Nel mese in cui si celebra la
giornata della visibilità lesbica, proviamo a fornire alcuni spunti di
riflessione sull’in-visibilità lesbica, dentro e, conseguentemente, fuori dalle
istituzioni.
Un primo esempio ci viene dalla
medicina, da sempre poco attenta non solo all’interfacciarsi correttamente ai
pazienti che non siano cisgender (persone in cui il sesso biologico e
l’identità di genere coincidono) e che non siano eterosessuali, ma anche allo
specifico trattamento medico di cui talvolta questi pazienti necessitano. Basti
pensare come solo recentemente, nel 2019, è stato firmato il decreto con cui
viene adottato il “Piano per l’applicazione e la diffusione della Medicina di
Genere”, laddove il genere è considerato il risultato socialmente costruito circa
il comportamento, le azioni e i ruoli attribuiti ad un sesso e come elemento
portante per la promozione della salute.
La Medicina di Genere è lo studio
dell’influenza delle differenze biologiche, socio-economiche e culturali sullo
stato di salute e di malattia di ogni persona. Studi soprattutto statunitensi hanno
spiegato come ci siano differenze rispetto alla propria salute anche solo per
l’orientamento sessuale, in campi come l’oncologia, la cardiologia e le
principali patologie metaboliche o d’abuso. La Medicina di Genere, per decenni
auspicata dai medici donna e punto di partenza importante per il trattamento
sanitario di chi appartiene alle minoranze sessuali, interessa, in realtà,
anche i maschi eterosessuali, dal momento che alcune (poche) patologie, come il
tumore mammario e la SLA, si affidano a protocolli internazionali scritti solo
al femminile.
La necessità di una attenzione
particolareggiata al genere, all’orientamento sessuale e ad altre
caratteristiche identitarie della persona, una attenzione particolareggiata
alla persona nella sua unicità e complessità, vale anche per le donne lesbiche.
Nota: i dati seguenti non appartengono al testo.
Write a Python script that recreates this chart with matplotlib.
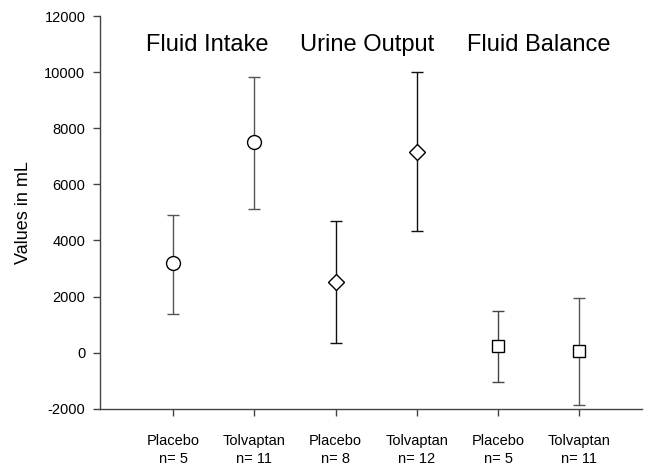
import matplotlib
matplotlib.use("Agg")
import matplotlib.pyplot as plt

plt.rcParams["font.family"] = ["Liberation Sans", "DejaVu Sans"]
plt.rcParams["axes.unicode_minus"] = False

# group means and error bar ends (mL)
groups = ["Fluid Intake", "Urine Output", "Fluid Balance"]
labels = ["Placebo\nn= 5", "Tolvaptan\nn= 11", "Placebo\nn= 8",
          "Tolvaptan\nn= 12", "Placebo\nn= 5", "Tolvaptan\nn= 11"]
means = [3180, 7510, 2530, 7160, 225, 45]
upper = [4920, 9840, 4680, 9990, 1470, 1940]
lower = [1370, 5130, 350, 4350, -1040, -1860]
markers = ["o", "o", "D", "D", "s", "s"]
bar_colors = ["#555555", "#555555", "#111111", "#111111", "#444444", "#555555"]
title_x = [1.42, 3.39, 5.5]

fig = plt.figure(figsize=(6.51, 4.68), dpi=100)
ax = fig.add_axes([0.1536, 0.1267, 0.986 - 0.1536, 0.9658 - 0.1267])

xs = list(range(1, len(means) + 1))
for x, m, hi, lo, mk, c in zip(xs, means, upper, lower, markers, bar_colors):
    ms = {"o": 10, "D": 8.5, "s": 9}[mk]
    ax.errorbar([x], [m], yerr=[[m - lo], [hi - m]], fmt=mk, ms=ms,
                mfc="white", mec="black", mew=1.0, ecolor=c, elinewidth=1.0,
                capsize=4, capthick=1.0, zorder=3)

for tx, g in zip(title_x, groups):
    ax.text(tx, 10950, g, ha="center", va="center", fontsize=17)

ax.set_xlim(0.1, 6.77)
ax.set_ylim(-2000, 12000)
ax.set_yticks(range(-2000, 12001, 2000))
ax.set_xticks(xs)
ax.set_xticklabels(labels, fontsize=10.5, linespacing=1.4)
ax.tick_params(axis="y", labelsize=10.5, length=5, width=1, color="#444444", pad=5.5)
ax.tick_params(axis="x", length=5, width=1, color="#444444", pad=13)
ax.set_ylabel("Values in mL", fontsize=13, labelpad=9)

for side in ["top", "right"]:
    ax.spines[side].set_visible(False)
for side in ["left", "bottom"]:
    ax.spines[side].set_color("#444444")
    ax.spines[side].set_linewidth(1.0)

fig.savefig("out.png", dpi=100)
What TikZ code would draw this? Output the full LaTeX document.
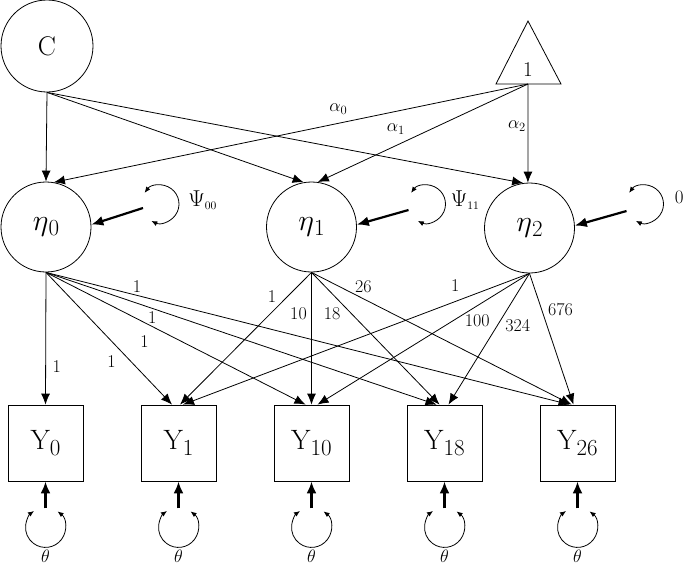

Cosa accade, per esempio, ad una donna lesbica nel caso di una visita
ginecologica? Come molte esperienze di donne lesbiche hanno fatto emergere,
esse quasi mai sono previste dalla branca della ginecologia. Nei corsi di
studio universitari di medicina, le MST, Malattie Sessualmente Trasmissibili,
sono trattate solo nell’ambito dei rapporti sessuali tra due uomini o tra un
uomo e una donna. Molto spesso si rivolgono alla paziente domande di routine a
proposito di eventuali rapporti sessuali di tipo eterosessuale o di relazioni
eterosessuali.
Spesso capita che il ginecologo o la ginecologa non siano a
proprio agio una volta a conoscenza dell’omosessualità della paziente, non
mettendo a proprio agio la paziente stessa. Può anche capitare che i rapporti
sessuali della paziente con la o le proprie partner siano considerati “monchi”,
perché privi di penetrazione peniena. Ovviamente, tali esperienze possono
rendere le donne lesbiche più resistenti a sottoporsi a visite e screening
ginecologici.
Un altro esempio di stigma strutturale
che proponiamo qui ha a che fare con la violenza tra partner in relazione di
intimità.
La nostra cultura, che è la
stessa della violenza domestica, così come fino a non molto tempo fa l’abbiamo
chiamata e conosciuta, ci ha abituati a dare una precisa connotazione di genere
a chi è il maltrattante appropriato e chi il maltrattato appropriato:
generalmente gli uomini sono maltrattanti e le donne sono maltrattate. Dalla
letteratura scientifica emerge la rappresentazione per cui le donne non abusano
di altre donne. Quindi, le donne non possono essere autrici o vittime di violenza
intima tra partner, o almeno, quando tale violenza è constatata, non può essere
considerata altrettanto pericolosa e grave di un abuso di un uomo su una donna o
di un uomo in una relazione intima con un altro uomo. Ciò può far sì che le
donne lesbiche siano meno propense ad etichettare la propria relazione come
violenta, nonché a denunciare la violenza. Senza contare la difficoltà a venir
fuori da una relazione violenta se risposte istituzionali volte ad accogliere
donne lesbiche vittime di violenza in relazioni intime sono quasi inesistenti.
FONTI:
Hatzenbuehler M.L., e Link B.G.
(2014). Structural stigma e the health of
lesbian, gay e bisexual populations. Current Directions in Psychological
Science, 23(2), 127-132;
Hatzenbuehler et al., (2014), “Structural stigma and all-cause mortality
in sexual minority populations”, Social Science and Medicine 103, 33–41.